DIRECTION ▸ Leave the pictures out. Return all other data exactly.

DATA ▸
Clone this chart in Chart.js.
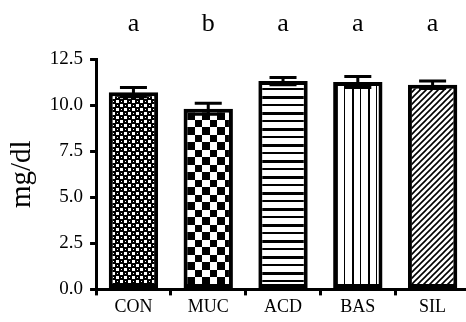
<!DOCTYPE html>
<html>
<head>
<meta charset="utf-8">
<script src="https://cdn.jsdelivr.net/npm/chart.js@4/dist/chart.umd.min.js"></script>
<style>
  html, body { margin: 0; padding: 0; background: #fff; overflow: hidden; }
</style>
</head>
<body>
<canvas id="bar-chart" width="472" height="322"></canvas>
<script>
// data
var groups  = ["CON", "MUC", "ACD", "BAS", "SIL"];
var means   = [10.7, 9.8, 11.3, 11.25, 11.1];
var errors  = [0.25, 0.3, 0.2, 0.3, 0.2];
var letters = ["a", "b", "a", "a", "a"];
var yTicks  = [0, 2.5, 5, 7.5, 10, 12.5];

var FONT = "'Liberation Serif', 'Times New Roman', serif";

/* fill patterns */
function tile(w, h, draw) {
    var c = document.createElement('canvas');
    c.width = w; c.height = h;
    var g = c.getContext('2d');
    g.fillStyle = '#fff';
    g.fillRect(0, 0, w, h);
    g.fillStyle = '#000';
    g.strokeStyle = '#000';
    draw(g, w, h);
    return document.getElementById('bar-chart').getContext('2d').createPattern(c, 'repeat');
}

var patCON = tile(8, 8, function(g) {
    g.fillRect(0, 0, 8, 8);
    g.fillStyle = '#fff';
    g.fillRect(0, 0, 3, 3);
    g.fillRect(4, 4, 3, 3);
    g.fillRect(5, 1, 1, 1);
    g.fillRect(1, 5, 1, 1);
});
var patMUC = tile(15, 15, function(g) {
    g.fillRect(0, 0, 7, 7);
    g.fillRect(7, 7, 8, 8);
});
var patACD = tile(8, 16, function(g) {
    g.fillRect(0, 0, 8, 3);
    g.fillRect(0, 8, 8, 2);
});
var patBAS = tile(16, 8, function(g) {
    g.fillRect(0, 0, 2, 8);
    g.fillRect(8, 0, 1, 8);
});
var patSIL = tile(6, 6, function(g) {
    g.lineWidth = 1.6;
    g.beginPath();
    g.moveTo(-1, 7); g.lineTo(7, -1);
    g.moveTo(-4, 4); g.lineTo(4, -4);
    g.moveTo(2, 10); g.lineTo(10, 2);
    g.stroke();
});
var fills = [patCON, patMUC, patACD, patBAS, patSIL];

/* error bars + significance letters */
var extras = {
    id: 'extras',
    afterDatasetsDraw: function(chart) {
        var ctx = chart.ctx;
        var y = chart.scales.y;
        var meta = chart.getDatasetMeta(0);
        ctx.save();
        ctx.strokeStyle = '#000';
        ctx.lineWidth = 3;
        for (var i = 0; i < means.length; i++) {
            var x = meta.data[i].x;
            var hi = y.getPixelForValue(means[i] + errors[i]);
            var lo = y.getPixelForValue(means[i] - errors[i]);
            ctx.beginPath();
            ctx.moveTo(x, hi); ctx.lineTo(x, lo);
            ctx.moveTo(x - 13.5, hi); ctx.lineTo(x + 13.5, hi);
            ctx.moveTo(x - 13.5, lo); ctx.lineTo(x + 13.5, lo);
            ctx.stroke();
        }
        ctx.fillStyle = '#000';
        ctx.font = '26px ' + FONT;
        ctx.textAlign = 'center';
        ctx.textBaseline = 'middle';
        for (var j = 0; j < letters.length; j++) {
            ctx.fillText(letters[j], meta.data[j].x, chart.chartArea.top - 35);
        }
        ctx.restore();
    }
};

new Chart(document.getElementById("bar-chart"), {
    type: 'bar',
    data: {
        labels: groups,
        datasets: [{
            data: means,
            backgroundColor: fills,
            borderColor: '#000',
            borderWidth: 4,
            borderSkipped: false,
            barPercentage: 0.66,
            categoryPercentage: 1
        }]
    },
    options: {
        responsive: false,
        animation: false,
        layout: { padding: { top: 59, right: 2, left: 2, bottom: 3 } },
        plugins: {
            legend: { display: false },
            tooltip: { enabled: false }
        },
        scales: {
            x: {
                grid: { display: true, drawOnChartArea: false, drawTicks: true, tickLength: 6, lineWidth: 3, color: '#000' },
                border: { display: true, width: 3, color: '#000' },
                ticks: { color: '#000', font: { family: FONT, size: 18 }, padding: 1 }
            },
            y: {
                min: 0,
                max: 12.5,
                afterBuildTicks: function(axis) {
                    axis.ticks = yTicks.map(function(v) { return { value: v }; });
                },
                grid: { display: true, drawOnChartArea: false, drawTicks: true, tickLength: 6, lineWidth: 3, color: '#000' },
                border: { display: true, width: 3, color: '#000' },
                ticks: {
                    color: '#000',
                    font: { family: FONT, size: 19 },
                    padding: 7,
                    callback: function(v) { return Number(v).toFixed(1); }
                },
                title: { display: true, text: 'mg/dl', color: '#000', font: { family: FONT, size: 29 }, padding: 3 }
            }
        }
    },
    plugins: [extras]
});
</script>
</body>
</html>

FINAL RESULT ▸
Clone this chart in Chart.js.
<!DOCTYPE html>
<html>
<head>
<meta charset="utf-8">
<script src="https://cdn.jsdelivr.net/npm/chart.js@4/dist/chart.umd.min.js"></script>
<style>
  html, body { margin: 0; padding: 0; background: #fff; overflow: hidden; }
</style>
</head>
<body>
<canvas id="bar-chart" width="472" height="322"></canvas>
<script>
// data
var groups  = ["CON", "MUC", "ACD", "BAS", "SIL"];
var means   = [10.7, 9.8, 11.3, 11.25, 11.1];
var errors  = [0.25, 0.3, 0.2, 0.3, 0.2];
var letters = ["a", "b", "a", "a", "a"];
var yTicks  = [0, 2.5, 5, 7.5, 10, 12.5];

var FONT = "'Liberation Serif', 'Times New Roman', serif";

/* fill patterns */
function tile(w, h, draw) {
    var c = document.createElement('canvas');
    c.width = w; c.height = h;
    var g = c.getContext('2d');
    g.fillStyle = '#fff';
    g.fillRect(0, 0, w, h);
    g.fillStyle = '#000';
    g.strokeStyle = '#000';
    draw(g, w, h);
    return document.getElementById('bar-chart').getContext('2d').createPattern(c, 'repeat');
}

var patCON = tile(8, 8, function(g) {
    g.fillRect(0, 0, 8, 8);
    g.fillStyle = '#fff';
    g.fillRect(0, 0, 3, 3);
    g.fillRect(4, 4, 3, 3);
    g.fillRect(5, 1, 1, 1);
    g.fillRect(1, 5, 1, 1);
});
var patMUC = tile(15, 15, function(g) {
    g.fillRect(0, 0, 7, 7);
    g.fillRect(7, 7, 8, 8);
});
var patACD = tile(8, 16, function(g) {
    g.fillRect(0, 0, 8, 3);
    g.fillRect(0, 8, 8, 2);
});
var patBAS = tile(16, 8, function(g) {
    g.fillRect(0, 0, 2, 8);
    g.fillRect(8, 0, 1, 8);
});
var patSIL = tile(6, 6, function(g) {
    g.lineWidth = 1.6;
    g.beginPath();
    g.moveTo(-1, 7); g.lineTo(7, -1);
    g.moveTo(-4, 4); g.lineTo(4, -4);
    g.moveTo(2, 10); g.lineTo(10, 2);
    g.stroke();
});
var fills = [patCON, patMUC, patACD, patBAS, patSIL];

/* error bars + significance letters */
var extras = {
    id: 'extras',
    afterDatasetsDraw: function(chart) {
        var ctx = chart.ctx;
        var y = chart.scales.y;
        var meta = chart.getDatasetMeta(0);
        ctx.save();
        ctx.strokeStyle = '#000';
        ctx.lineWidth = 3;
        for (var i = 0; i < means.length; i++) {
            var x = meta.data[i].x;
            var hi = y.getPixelForValue(means[i] + errors[i]);
            var lo = y.getPixelForValue(means[i] - errors[i]);
            ctx.beginPath();
            ctx.moveTo(x, hi); ctx.lineTo(x, lo);
            ctx.moveTo(x - 13.5, hi); ctx.lineTo(x + 13.5, hi);
            ctx.moveTo(x - 13.5, lo); ctx.lineTo(x + 13.5, lo);
            ctx.stroke();
        }
        ctx.fillStyle = '#000';
        ctx.font = '26px ' + FONT;
        ctx.textAlign = 'center';
        ctx.textBaseline = 'middle';
        for (var j = 0; j < letters.length; j++) {
            ctx.fillText(letters[j], meta.data[j].x, chart.chartArea.top - 35);
        }
        ctx.restore();
    }
};

new Chart(document.getElementById("bar-chart"), {
    type: 'bar',
    data: {
        labels: groups,
        datasets: [{
            data: means,
            backgroundColor: fills,
            borderColor: '#000',
            borderWidth: 4,
            borderSkipped: false,
            barPercentage: 0.66,
            categoryPercentage: 1
        }]
    },
    options: {
        responsive: false,
        animation: false,
        layout: { padding: { top: 59, right: 2, left: 2, bottom: 3 } },
        plugins: {
            legend: { display: false },
            tooltip: { enabled: false }
        },
        scales: {
            x: {
                grid: { display: true, drawOnChartArea: false, drawTicks: true, tickLength: 6, lineWidth: 3, color: '#000' },
                border: { display: true, width: 3, color: '#000' },
                ticks: { color: '#000', font: { family: FONT, size: 18 }, padding: 1 }
            },
            y: {
                min: 0,
                max: 12.5,
                afterBuildTicks: function(axis) {
                    axis.ticks = yTicks.map(function(v) { return { value: v }; });
                },
                grid: { display: true, drawOnChartArea: false, drawTicks: true, tickLength: 6, lineWidth: 3, color: '#000' },
                border: { display: true, width: 3, color: '#000' },
                ticks: {
                    color: '#000',
                    font: { family: FONT, size: 19 },
                    padding: 7,
                    callback: function(v) { return Number(v).toFixed(1); }
                },
                title: { display: true, text: 'mg/dl', color: '#000', font: { family: FONT, size: 29 }, padding: 3 }
            }
        }
    },
    plugins: [extras]
});
</script>
</body>
</html>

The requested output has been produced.